There were more than 75 ethnic groups who spoke 50 different languages. In remote areas school lessons and radio broadcasts often were in the local language. In urban areas education was almost exclusively offered in Nepali or English.
Discrimination against lower castes and some ethnic groups, particularly Madhesis and Janajatis, was especially common in the Terai and in rural areas in the western part of the country, even though the government outlawed the public shunning of Dalits and made an effort to protect the rights of disadvantaged castes. Better education and higher levels of prosperity, especially in the Kathmandu valley, were slowly reducing caste distinctions and increasing opportunities for lower socioeconomic groups.
Resistance to intercaste marriage (upper and lower caste) remained high.
PROHIBITION OF FORCED OR COMPULSORY LABOR
The law prohibits forced or compulsory labor. In practice there were reports that forced labor occurred, especially in domestic servitude, food services, and the sex industry.
Bonded labor remained a problem primarily in the agricultural sector as well as the small formal sector, which included brick and kiln works and food services such as tea shops and restaurants. Enforcement of the Kamaiya Prohibition Act of 2002 by the government was uneven, and social integration of the Kamaiyas--former bonded laborers--was difficult. During the year the government rehabilitated an additional 4,870 Kamaiyas, bringing the total rehabilitated to 20,402 of a total 27,570, mostly living in Dang, Banke, and Kanchanpur districts.
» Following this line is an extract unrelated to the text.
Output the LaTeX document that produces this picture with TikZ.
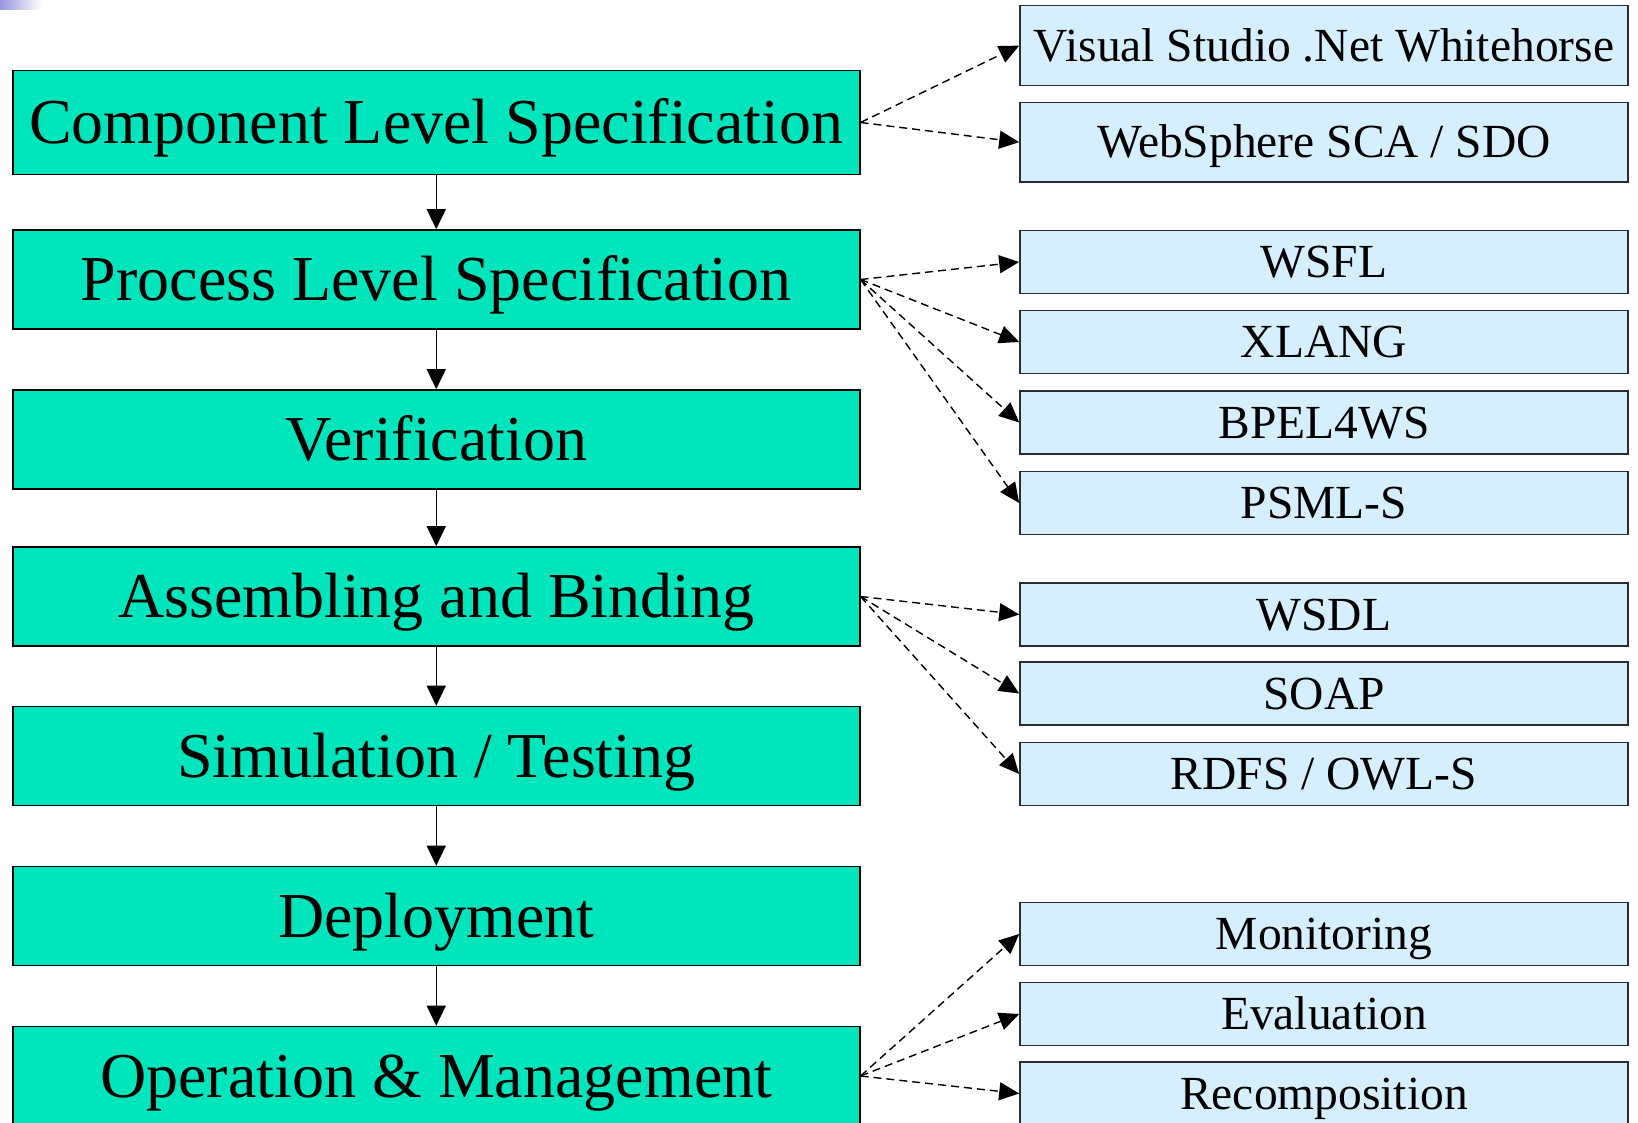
\documentclass[tikz,border=0pt]{standalone}
\usepackage{fontspec}
\setmainfont{Liberation Serif}
\usetikzlibrary{arrows.meta}
\definecolor{stagefill}{RGB}{0,229,187}
\definecolor{toolfill}{RGB}{214,239,255}
\definecolor{toolline}{RGB}{45,45,45}
\definecolor{cornerblue}{RGB}{150,150,222}
\tikzset{
  stagebox/.style={draw=black, line width=1.6pt, fill=stagefill, rectangle,
    minimum width=847pt, inner sep=0pt,
    font=\fontsize{64pt}{70pt}\selectfont, text height=42.4pt, text depth=0pt},
  toolbox/.style={draw=toolline, line width=1.6pt, fill=toolfill, rectangle,
    minimum width=608pt, minimum height=63pt, inner sep=0pt,
    font=\fontsize{47.5pt}{52pt}\selectfont, text height=31.4pt, text depth=0pt},
  flow/.style={line width=1.5pt, -{Triangle[length=20pt,width=19pt]}},
  uses/.style={line width=1.4pt, dash pattern=on 8pt off 5pt,
    -{Triangle[length=20pt,width=18pt]}}
}
\begin{document}
\begin{tikzpicture}[x=1pt,y=-1pt]
\useasboundingbox (0,0) rectangle (1638,1123);
\clip (0,0) rectangle (1638,1123);
% faded corner mark
\shade[left color=cornerblue, right color=white] (0,0) rectangle (42,10);

% life-cycle stages
\node[stagebox, minimum height=104pt] (g1) at (436.25,122.5) {Component Level Specification};
\node[stagebox, minimum height=99pt] (g2) at (436.25,279.5) {Process Level Specification};
\node[stagebox, minimum height=99pt] (g3) at (436.25,439.5) {Verification};
\node[stagebox, minimum height=99pt] (g4) at (436.25,596.5) {Assembling and Binding};
\node[stagebox, minimum height=99pt] (g5) at (436.25,756) {Simulation / Testing};
\node[stagebox, minimum height=99pt] (g6) at (436.25,916) {Deployment};
\node[stagebox, minimum height=99pt] (g7) at (436.25,1076) {Operation \& Management};

% supporting technologies
\node[toolbox, minimum height=80pt] (t1) at (1324,45.6) {Visual Studio .Net Whitehorse};
\node[toolbox, minimum height=79.5pt] (t2) at (1324,142.2) {WebSphere SCA / SDO};
\node[toolbox] (t3) at (1324,262) {WSFL};
\node[toolbox] (t4) at (1324,342) {XLANG};
\node[toolbox] (t5) at (1324,422.5) {BPEL4WS};
\node[toolbox] (t6) at (1324,503) {PSML-S};
\node[toolbox] (t7) at (1324,614.5) {WSDL};
\node[toolbox] (t8) at (1324,693.5) {SOAP};
\node[toolbox] (t9) at (1324,774) {RDFS / OWL-S};
\node[toolbox] (t10) at (1324,934) {Monitoring};
\node[toolbox] (t11) at (1324,1014) {Evaluation};
\node[toolbox] (t12) at (1324,1093.5) {Recomposition};

% stage sequence
\draw[flow] (g1.south) -- (g2.north);
\draw[flow] (g2.south) -- (g3.north);
\draw[flow] (g3.south) -- (g4.north);
\draw[flow] (g4.south) -- (g5.north);
\draw[flow] (g5.south) -- (g6.north);
\draw[flow] (g6.south) -- (g7.north);

% stage to technology links
\draw[uses] (g1.east) -- (t1.west);
\draw[uses] (g1.east) -- (t2.west);
\draw[uses] (g2.east) -- (t3.west);
\draw[uses] (g2.east) -- (t4.west);
\draw[uses] (g2.east) -- (t5.west);
\draw[uses] (g2.east) -- (t6.west);
\draw[uses] (g4.east) -- (t7.west);
\draw[uses] (g4.east) -- (t8.west);
\draw[uses] (g4.east) -- (t9.west);
\draw[uses] (g7.east) -- (t10.west);
\draw[uses] (g7.east) -- (t11.west);
\draw[uses] (g7.east) -- (t12.west);
\end{tikzpicture}
\end{document}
Most unrehabilitated Kamaiyas lived in Bardiya and Kailali districts.
PROHIBITION OF CHILD LABOR AND MINIMUM AGE FOR EMPLOYMENT
The law establishes a minimum age for employment of minors at 16 years in industry and 14 years in agriculture, and it mandates acceptable working conditions for children.
Child labor was a significant problem, particularly in the large informal sector, including agriculture, domestic service, portering, rag picking, and rock breaking. The agricultural sector accounted for an estimated 95 percent of child laborers. Children working in textiles and embroidery faced hazards, as they were confined to small, poorly ventilated rooms where they worked with sharp needles. Resources devoted to enforcement were limited.
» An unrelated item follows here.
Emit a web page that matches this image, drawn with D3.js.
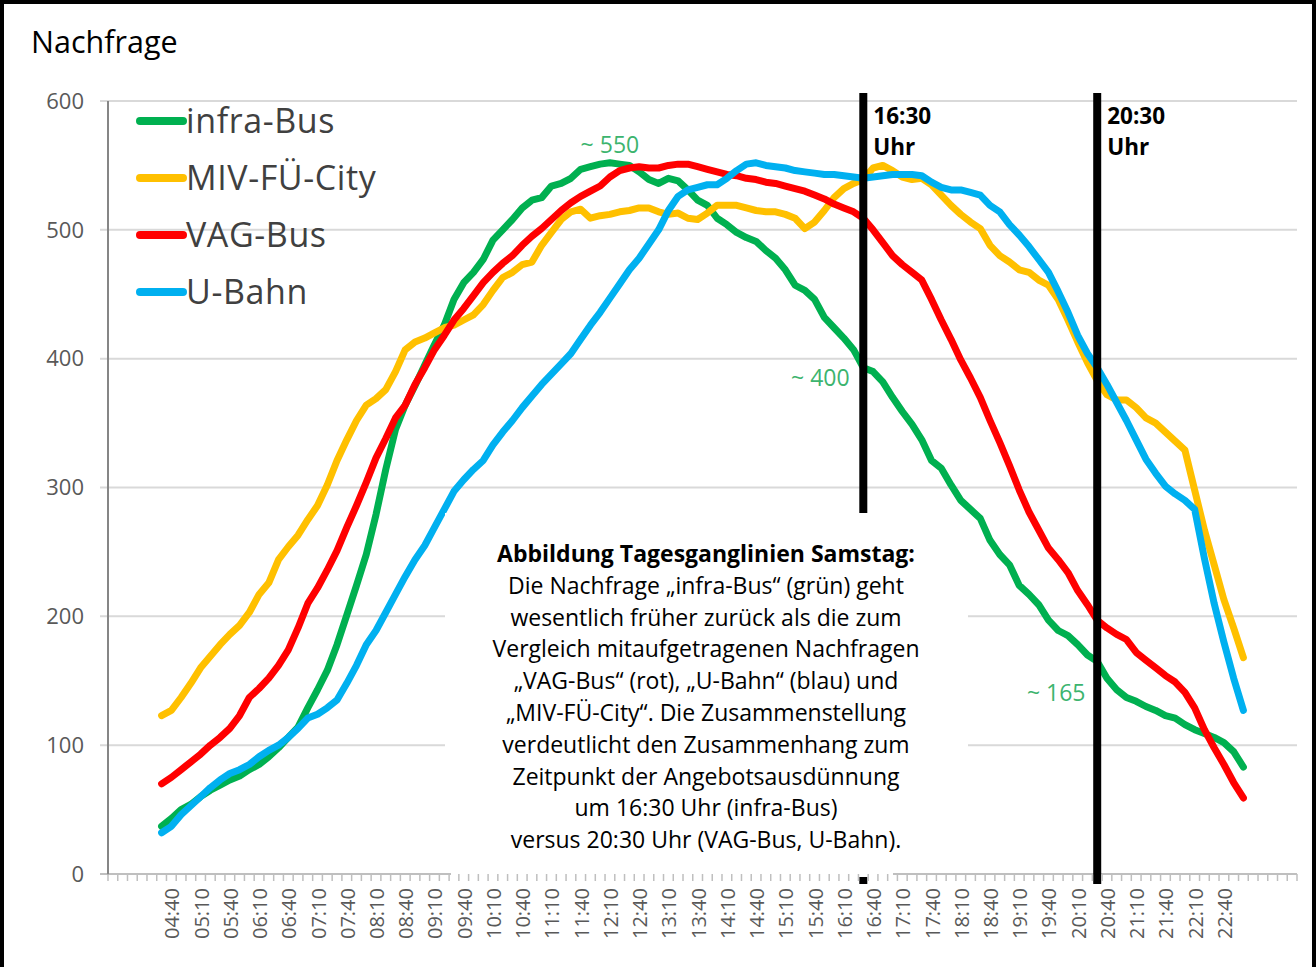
<!DOCTYPE html>
<html><head><meta charset="utf-8">
<script src="https://cdn.jsdelivr.net/npm/d3@7"></script>
<style>
body{margin:0;background:#fff}
svg{display:block}
text{font-family:"Open Sans","Noto Sans",sans-serif}
</style>
</head><body>
<svg id="chart" width="1316" height="967"></svg>
<script>
// ---- data ----
const categories = [
"04:30","04:40","04:50","05:00","05:10","05:20","05:30","05:40","05:50","06:00",
"06:10","06:20","06:30","06:40","06:50","07:00","07:10","07:20","07:30","07:40",
"07:50","08:00","08:10","08:20","08:30","08:40","08:50","09:00","09:10","09:20",
"09:30","09:40","09:50","10:00","10:10","10:20","10:30","10:40","10:50","11:00",
"11:10","11:20","11:30","11:40","11:50","12:00","12:10","12:20","12:30","12:40",
"12:50","13:00","13:10","13:20","13:30","13:40","13:50","14:00","14:10","14:20",
"14:30","14:40","14:50","15:00","15:10","15:20","15:30","15:40","15:50","16:00",
"16:10","16:20","16:30","16:40","16:50","17:00","17:10","17:20","17:30","17:40",
"17:50","18:00","18:10","18:20","18:30","18:40","18:50","19:00","19:10","19:20",
"19:30","19:40","19:50","20:00","20:10","20:20","20:30","20:40","20:50","21:00",
"21:10","21:20","21:30","21:40","21:50","22:00","22:10","22:20","22:30","22:40",
"22:50","23:00"];

const infraBus = [
37,43,50,54,60,65,69,73,76,81,
85,91,98,106,114,129,143,158,178,201,
224,248,279,314,345,364,379,395,411,426,
446,459,467,477,492,500,508,517,523,525,
534,536,540,547,549,551,552,551,550,545,
539,536,540,538,531,523,519,509,504,498,
494,491,484,478,469,457,453,446,432,424,
416,407,393,390,382,370,359,349,337,321,
315,302,290,283,276,259,248,240,224,217,
209,197,189,185,178,170,165,152,143,137,
134,130,127,123,121,116,112,109,106,102,
95,83];

const mivFuCity = [
123,127,137,148,160,169,178,186,193,203,
217,226,244,254,263,275,286,302,321,337,
352,364,369,376,390,407,413,416,420,424,
426,430,434,442,453,463,467,473,475,488,
498,508,514,516,509,511,512,514,515,517,
517,514,512,513,509,508,513,519,519,519,
517,515,514,514,512,509,501,506,515,525,
532,536,539,548,550,546,541,539,540,535,
527,519,512,506,501,488,480,475,469,467,
461,457,446,430,413,397,383,372,368,368,
362,354,350,343,336,329,298,267,240,213,
191,168];

const vagBus = [
70,75,81,87,93,100,106,113,123,137,
144,152,162,174,191,210,222,236,251,269,
286,304,323,338,354,364,380,393,407,418,
430,439,449,459,467,474,480,488,495,501,
508,515,521,526,530,534,541,546,548,549,
548,548,550,551,551,549,547,545,543,542,
540,539,537,536,534,532,530,527,524,520,
517,514,509,500,490,480,473,467,461,446,
430,415,399,385,370,352,335,317,298,281,
267,253,244,234,220,209,197,191,186,182,
172,166,160,154,149,141,129,112,98,85,
71,59];

const uBahn = [
32,37,46,53,60,67,73,78,81,85,
91,96,100,106,113,121,124,129,135,148,
162,178,189,203,217,231,244,255,269,283,
297,306,314,321,333,343,352,362,371,380,
388,396,404,415,426,436,447,458,469,478,
489,500,515,526,531,533,535,535,540,546,
551,552,550,549,548,546,545,544,543,543,
542,541,540,541,542,543,543,543,542,537,
533,531,531,529,527,519,514,504,496,487,
477,467,452,436,418,404,393,380,366,352,
337,322,311,301,295,290,283,245,210,180,
152,127];

const seriesNames = ["infra-Bus","MIV-FÜ-City","VAG-Bus","U-Bahn"];
const seriesColors = ["#00b050","#ffc000","#ff0000","#00b0f0"];
const tickLabels = ["04:40","05:10","05:40","06:10","06:40","07:10","07:40","08:10","08:40","09:10",
"09:40","10:10","10:40","11:10","11:40","12:10","12:40","13:10","13:40","14:10","14:40","15:10",
"15:40","16:10","16:40","17:10","17:40","18:10","18:40","19:10","19:40","20:10","20:40","21:10",
"21:40","22:10","22:40"];
const yTicks = [0,100,200,300,400,500,600];
const markerTimes = ["16:30","20:30"];
const calloutTimes = ["12:10","16:30","20:30"];
const calloutTexts = ["~ 550","~ 400","~ 165"];
const noteLines = [
"Abbildung Tagesganglinien Samstag:",
"Die Nachfrage „infra-Bus“ (grün) geht",
"wesentlich früher zurück als die zum",
"Vergleich mitaufgetragenen Nachfragen",
"„VAG-Bus“ (rot), „U-Bahn“ (blau) und",
"„MIV-FÜ-City“. Die Zusammenstellung",
"verdeutlicht den Zusammenhang zum",
"Zeitpunkt der Angebotsausdünnung",
"um 16:30 Uhr (infra-Bus)",
"versus 20:30 Uhr (VAG-Bus, U-Bahn)."];

// ---- helpers ----
const toMin = s => { const [h,m] = s.split(":").map(Number); return h*60+m; };
const svg = d3.select("#chart");
const x = d3.scaleLinear().domain([215,1435]).range([108,1297]);
const y = d3.scaleLinear().domain([0,600]).range([874,101]);

// frame
svg.append("rect").attr("x",2).attr("y",2).attr("width",1312).attr("height",980)
  .attr("fill","#fff").attr("stroke","#000").attr("stroke-width",4);

// title
svg.append("text").attr("x",31).attr("y",53).attr("font-size",30.5).attr("fill","#000").text("Nachfrage");

// gridlines
svg.append("g").selectAll("line").data(yTicks.filter(d=>d>0)).join("line")
  .attr("x1",100).attr("x2",1297).attr("y1",d=>y(d)).attr("y2",d=>y(d))
  .attr("stroke","#d9d9d9").attr("stroke-width",2);

// y labels
svg.append("g").selectAll("text").data(yTicks).join("text")
  .attr("x",84).attr("y",d=>y(d)).attr("dy","0.35em").attr("text-anchor","end")
  .attr("font-size",22).attr("fill","#595959").text(d=>d);

// axes
svg.append("line").attr("x1",100).attr("x2",1297).attr("y1",y(0)).attr("y2",y(0))
  .attr("stroke","#bfbfbf").attr("stroke-width",2);
svg.append("line").attr("x1",108).attr("x2",108).attr("y1",y(600)).attr("y2",y(0)+1)
  .attr("stroke","#868686").attr("stroke-width",2);

// series
const line = d3.line().x((d,i)=>x(toMin(categories[i]))).y(d=>y(d));
const allSeries = [infraBus, mivFuCity, vagBus, uBahn];
svg.append("g").selectAll("path").data(allSeries).join("path")
  .attr("d",d=>line(d)).attr("fill","none")
  .attr("stroke",(d,i)=>seriesColors[i]).attr("stroke-width",7)
  .attr("stroke-linejoin","round").attr("stroke-linecap","round");

// legend
const lg = svg.append("g");
seriesNames.forEach((n,i)=>{
  const cy = 121 + i*57;
  lg.append("line").attr("x1",140).attr("x2",183).attr("y1",cy).attr("y2",cy)
    .attr("stroke",seriesColors[i]).attr("stroke-width",8).attr("stroke-linecap","round");
  lg.append("text").attr("x",186).attr("y",cy+12).attr("font-size",34).attr("letter-spacing",0.6)
    .attr("fill","#404040").text(n);
});

// marker lines
markerTimes.forEach(t=>{
  const mx = x(toMin(t));
  svg.append("line").attr("x1",mx).attr("x2",mx).attr("y1",93).attr("y2",884)
    .attr("stroke","#000").attr("stroke-width",8);
  svg.append("text").attr("x",mx+10).attr("y",124).attr("font-size",22.5).attr("font-weight","bold").text(t);
  svg.append("text").attr("x",mx+10).attr("y",155).attr("font-size",22.5).attr("font-weight","bold").text("Uhr");
});

// note box
svg.append("rect").attr("x",445).attr("y",513).attr("width",523).attr("height",358).attr("fill","#fff");
svg.append("rect").attr("x",451).attr("y",868).attr("width",442).attr("height",9).attr("fill","#fff");
const note = svg.append("text").attr("text-anchor","middle").attr("font-size",23).attr("fill","#000");
noteLines.forEach((l,i)=>{
  note.append("tspan").attr("x",706).attr("y",562+i*31.8)
    .attr("font-weight",i===0?"bold":"normal").text(l);
});

// x ticks
const tickMins = d3.range(215,1436,10);
svg.append("g").selectAll("line").data(tickMins).join("line")
  .attr("x1",d=>x(d)).attr("x2",d=>x(d)).attr("y1",y(0)).attr("y2",y(0)+7)
  .attr("stroke","#bfbfbf").attr("stroke-width",1.5);

// x labels
svg.append("g").selectAll("text").data(tickLabels).join("text")
  .attr("transform",d=>`translate(${x(toMin(d))+8},888) rotate(-90)`)
  .attr("text-anchor","end").attr("font-size",20).attr("fill","#595959").text(d=>d);

// callouts
const calloutPos = [[0,-10],[-43,18],[-41,40]];
calloutTexts.forEach((t,i)=>{
  const idx = categories.indexOf(calloutTimes[i]);
  const v = infraBus[idx];
  svg.append("text").attr("x",x(toMin(calloutTimes[i]))+calloutPos[i][0]).attr("y",y(v)+calloutPos[i][1])
    .attr("text-anchor","middle").attr("font-size",23).attr("fill","#3cb46e").text(t);
});
</script>
</body></html>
ACCEPTABLE CONDITIONS OF WORK
The minimum wage for unskilled laborers was approximately 4,600 rupees per month (approximately $65). The wage for semiskilled workers was set at 4,650 rupees ($66), for skilled workers at 4,760 rupees ($67), and for highly skilled workers at 4,950 rupees ($70). None of these minimum wages was sufficient to provide a decent standard of living for a worker and family. It is possible to increase this wage through a tripartite mechanism comprising representatives of the government, the employer, and the employee. Wages in the informal service sector and in agriculture ranged from 100 to 190 rupees per day ($1.28 to 2.43). The law calls for a 48-hour workweek, with one day off per week and one-half hour of rest per eight hours worked, and it limits overtime to 20 hours per week with 50 percent overtime pay per hour. In practice these laws were effectively enforced. Labor regulations also apply to foreign and migrant workers.
Workers did not have the right to remove themselves from dangerous work situations without fear of losing their jobs. Although the law authorizes labor officers to order employers to rectify unsafe conditions, enforcement of safety standards remained minimal.